* _DATA SHOWN_:
******
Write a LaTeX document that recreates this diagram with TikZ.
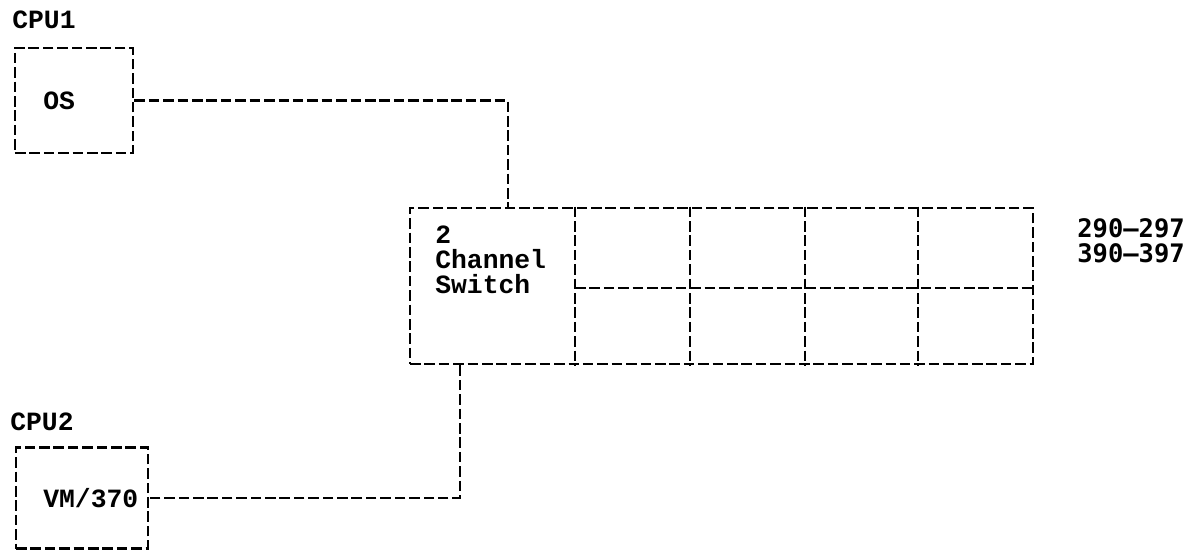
\documentclass[tikz,border=0pt]{standalone}
\usepackage{fontspec}
\newfontfamily\typefont{Liberation Mono}
\newfontfamily\numfont{DejaVu Sans Mono}
\tikzset{
  dsh/.style={line width=1.6pt,dash pattern=on 6pt off 2.2pt},
  boxnode/.style={dsh,draw,inner sep=0pt},
  txt/.style={font=\typefont\bfseries\fontsize{15}{14.2}\selectfont,anchor=west,inner sep=0pt,align=left}
}
\begin{document}
\begin{tikzpicture}
\useasboundingbox (0,0) rectangle (23.92,11.08);
% CPU 1
\node[txt] (cpua) at (0.24,10.68) {CPU1};
\node[boxnode,minimum width=2.36cm,minimum height=2.10cm] (os) at (1.48,9.07) {};
\node[txt] (ostxt) at (0.86,9.07) {OS};
% switch
\node[boxnode,minimum width=12.46cm,minimum height=3.12cm] (sw) at (14.43,5.36) {};
\foreach \x in {11.50,13.80,16.10,18.36}
  \draw[dsh] (\x,0 |- sw.north) -- (\x,0 |- sw.south);
\draw[dsh] (11.50,5.32) -- (11.50,5.32 -| sw.east);
\node[txt] (swtxt) at (8.70,5.88) {2\\Channel\\Switch};
\node[txt,font=\numfont\bfseries\fontsize{14.5}{14.2}\selectfont] (addr) at (21.54,6.27) {290–297\\390–397};
% CPU 2
\node[txt] (cpub) at (0.20,2.64) {CPU2};
\node[boxnode,minimum width=2.64cm,minimum height=2.02cm] (vm) at (1.64,1.12) {};
\node[txt] (vmtxt) at (0.86,1.12) {VM/370};
% connectors
\draw[dsh] (os.east) -| (10.16,0 |- sw.north);
\draw[dsh] (9.20,0 |- sw.south) |- (vm.east);
\end{tikzpicture}
\end{document}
******
* _EXERCISE AIM_:
Copy the material exactly. Do not include the pictures.

* _TASK RESULT_:
Write a LaTeX document that recreates this diagram with TikZ.
\documentclass[tikz,border=0pt]{standalone}
\usepackage{fontspec}
\newfontfamily\typefont{Liberation Mono}
\newfontfamily\numfont{DejaVu Sans Mono}
\tikzset{
  dsh/.style={line width=1.6pt,dash pattern=on 6pt off 2.2pt},
  boxnode/.style={dsh,draw,inner sep=0pt},
  txt/.style={font=\typefont\bfseries\fontsize{15}{14.2}\selectfont,anchor=west,inner sep=0pt,align=left}
}
\begin{document}
\begin{tikzpicture}
\useasboundingbox (0,0) rectangle (23.92,11.08);
% CPU 1
\node[txt] (cpua) at (0.24,10.68) {CPU1};
\node[boxnode,minimum width=2.36cm,minimum height=2.10cm] (os) at (1.48,9.07) {};
\node[txt] (ostxt) at (0.86,9.07) {OS};
% switch
\node[boxnode,minimum width=12.46cm,minimum height=3.12cm] (sw) at (14.43,5.36) {};
\foreach \x in {11.50,13.80,16.10,18.36}
  \draw[dsh] (\x,0 |- sw.north) -- (\x,0 |- sw.south);
\draw[dsh] (11.50,5.32) -- (11.50,5.32 -| sw.east);
\node[txt] (swtxt) at (8.70,5.88) {2\\Channel\\Switch};
\node[txt,font=\numfont\bfseries\fontsize{14.5}{14.2}\selectfont] (addr) at (21.54,6.27) {290–297\\390–397};
% CPU 2
\node[txt] (cpub) at (0.20,2.64) {CPU2};
\node[boxnode,minimum width=2.64cm,minimum height=2.02cm] (vm) at (1.64,1.12) {};
\node[txt] (vmtxt) at (0.86,1.12) {VM/370};
% connectors
\draw[dsh] (os.east) -| (10.16,0 |- sw.north);
\draw[dsh] (9.20,0 |- sw.south) |- (vm.east);
\end{tikzpicture}
\end{document}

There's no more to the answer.